Yo! Sushi was founded by British businessman Simon Woodroffe in 1997 and was the first to bring Japanese ‘kaiten’ conveyor belt-style eating to the UK. The brand is now owned by a private equity group and has over 70 restaurants in the UK, plus others in the US, Denmark, the UAE, Saudi Arabia and Norway.
Despite being one of the country’s biggest restaurant chains, Yo! Sushi has never had a particularly memorable aesthetic beyond its distinctive logo, conveyor belt set-up and brightly coloured furniture. In an attempt to inject some ‘authenticity’ into the brand, design agency &Smith has refreshed its identity, with new menus, staff uniforms and interior graphics inspired by anime and manga culture.
The new designs have been rolled out across all of Yo!Sushi’s UK restaurants and will appear in US sites later this month. Menus now feature black-and-white graphic patterns and illustrations loosely inspired by anime and manga comics, and Kanji script has been introduced to menus so customers can learn the Japanese names for each dish. &Smith says the new designs aim to highlight the origins of the brand’s food and re-position Yo!Sushi as a place to experience “a true taste of modern Tokyo”.
Dan Bernstein, director of &Smith, says the idea came from a meeting with executive chef, Mike Lewis. (Lewis has won food and menu innovation awards for his work with the group – last year, he introduced a limited edition range of dishes inspired by Asian street food and Western dishes, such as a ‘J-Dog’, a Japanese twist on a hot dog).
“[Mike] told me his tales of searching the streets, homes and restaurants of Tokyo hunting down the best recipes and ingredients to bring back to the UK. From then on it was obvious this was something we had to shout about,” explains Bernstein.
&Smith created A-boards, menu boards and window wraps as part of a launch campaign and the brand’s menu has been reconfigured as a newspaper/zine, which features content on Tokyo music, fashion and art.
“We wanted to give everyone a taste of what’s going on in Tokyo right now.
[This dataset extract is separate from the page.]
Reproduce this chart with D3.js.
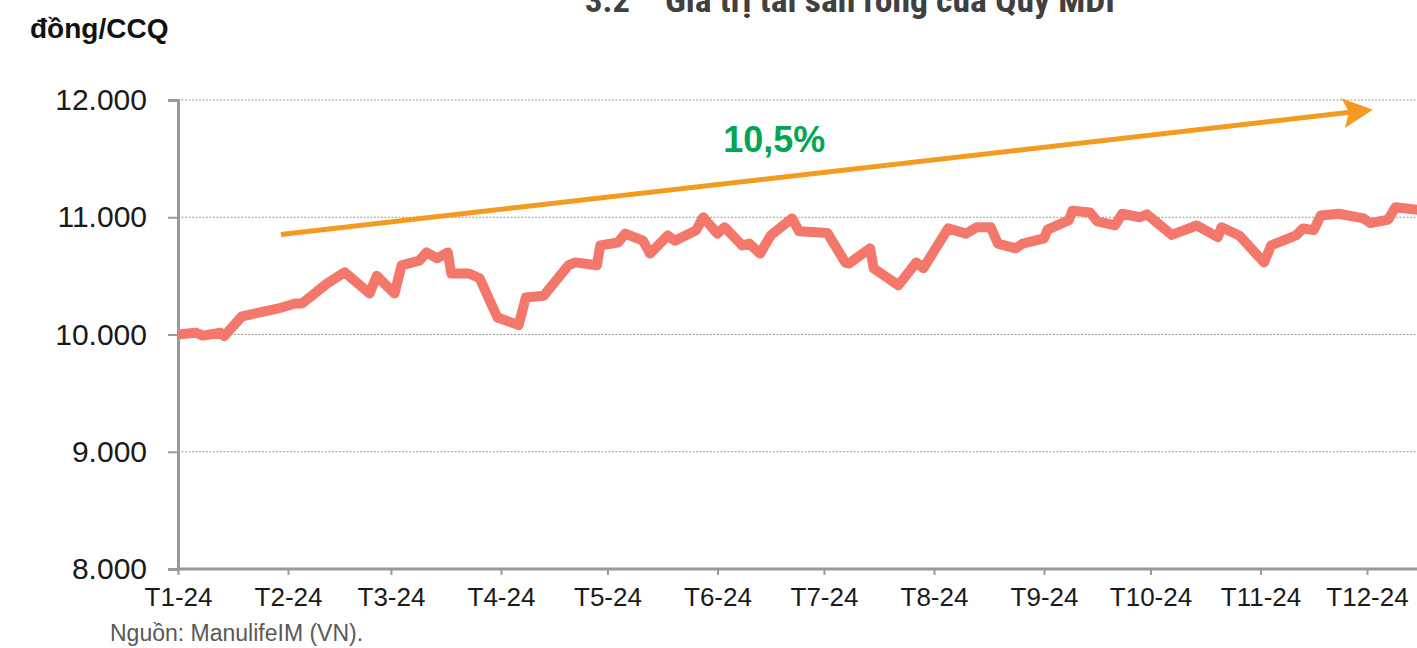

That’s where the zine/newspaper menu idea came from…. The idea is that the editorial content will change four or five times a year,” says Bernstein.
Yo! Sushi has perhaps struggled to position itself as an authentic taste of Japanese street food in the past – it’s famous for its conveyor belt-style set up and sushi dishes, but its focus on serving meals based on contemporary street food and home cooking from the Japanese capital is less well-known.
The brand refresh places much more emphasis on this while its new strapline ‘This is Tokyo’ gives Yo!Sushi much clearer positioning. Illustrations and graphics, meanwhile, give the brand a distinctive set of assets that can be rolled out across its growing number of restaurants.